Between the fall of ISIS' eastern Syria holdout of Baghouz and last month, the group has claimed responsibility for 5,665 military operations -- an average of eight per day -- according to a widely followed terrorism expert who publishes on Twitter as "Mister__Q_".
And Syria and Iraq are still subjected to ISIS attacks, like the one when twin suicide bombers struck Baghdad in January, killing more than 30 people at a market.
The group's gruesome propaganda videos of prisoner beheadings, immolation and other atrocities, which drew scores of foreign fighters to its "caliphate," have also resonated beyond the Middle East.
ISIS militants are now active in 30 countries ranging from Egypt, Mali and Mozambique to the Caucasus and southeast Asia.
Even the death of its chief Abu Bakr al-Baghdadi during a raid by US forces in October 2019 had only a limited impact, with its new leader Mohammed Said Abd al-Rahman al-Mawla still able to direct and inspire attacks by its far-flung affiliates.

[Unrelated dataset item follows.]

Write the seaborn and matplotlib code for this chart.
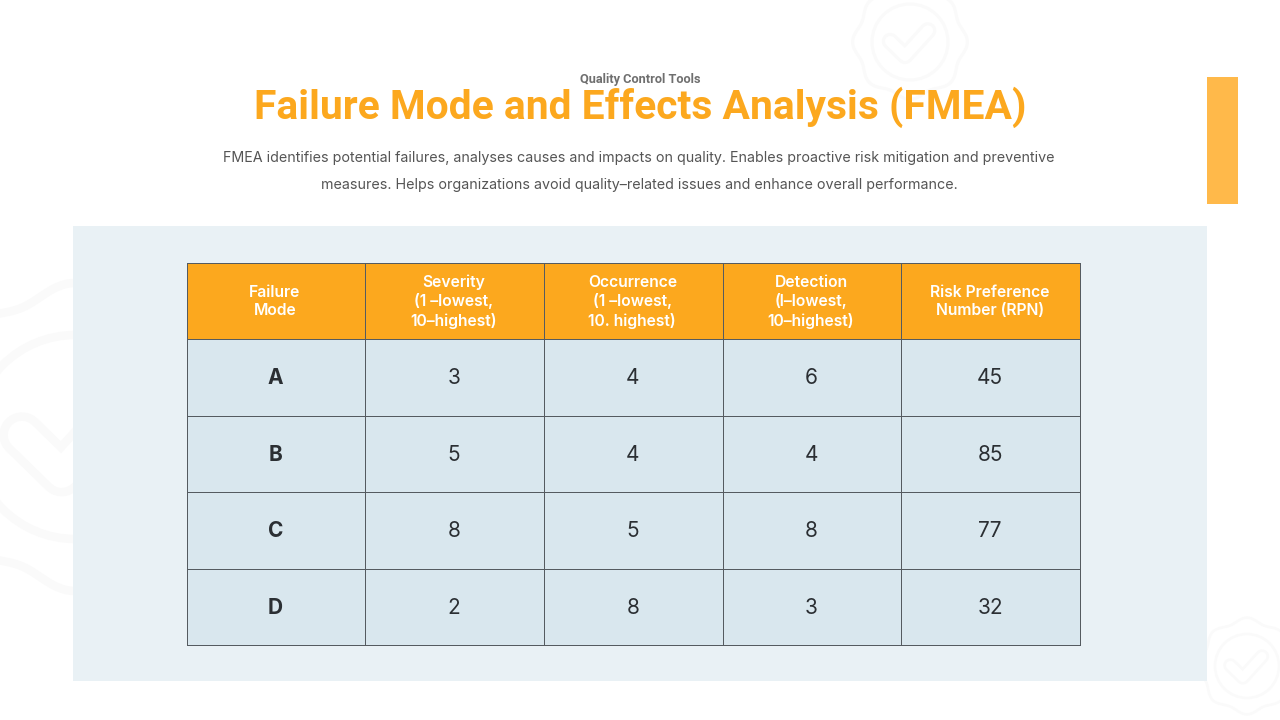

Al-Mawla's aims may still be uncertain, but the deadly potential of the group's decentralized command structure remains intact.
"Taking out ISIS leaders is still of value to the international coalition, particularly in terms of intelligence, but it's not going to remove ISIS from the battlefield," said Charles Lister, a counter-terrorism expert at the Middle East Institute.
And no matter where it operates, the tactics are the same. "First it exploits a state's instability by hounding its armed forces in a kind of war of attrition," the analyst known as Mister__Q_ told AFP.
"It then forces its rivals to flee the territory, and sets itself up as a guarantee of security for the local population," he said.
The third phase of setting up an administrative "caliphate" comes later -- though many analysts now believe ISIS does not actually want or need it.
"The idea that the caliphate ended when the international coalition re-took territory in Iraq and Syria is a Western conception mostly alien to ISIS itself, especially given its expansion internationally," Lister said.
"In the minds of its members and supporters, it still exists today," he said.
Tore Hamming, a researcher at the King's College Department of War Studies in London, agreed that ISIS's ability to quickly shift tactics poses a huge challenge to nations hoping to stop it from taking root.
"I don't think the group would agree that the caliphate ended," he said. "After all, their leader is still entitled 'the caliph'."
Looking ahead, officials warn that ISIS leaders will focus on recruiting the huge numbers of young people whose lives have been upended by the years of sectarian conflict in the Middle East and West Africa in particular.
The US estimates for example that 62,000 suspected relatives of ISIS militants are held at the squalid al-Hol camp in Syria. Two-thirds of them are younger than 18 years old, and half under 12.
For them, the group's notorious black flag could be a powerful magnet after a life steeped in misery, violence, religious fanaticism and hatred of the West.
"The longer-term risk is the systemic indoctrination of this population to ISIS's ideology," McKenzie said in February.
"Failing to address this now means ISIS will never be truly defeated," he added.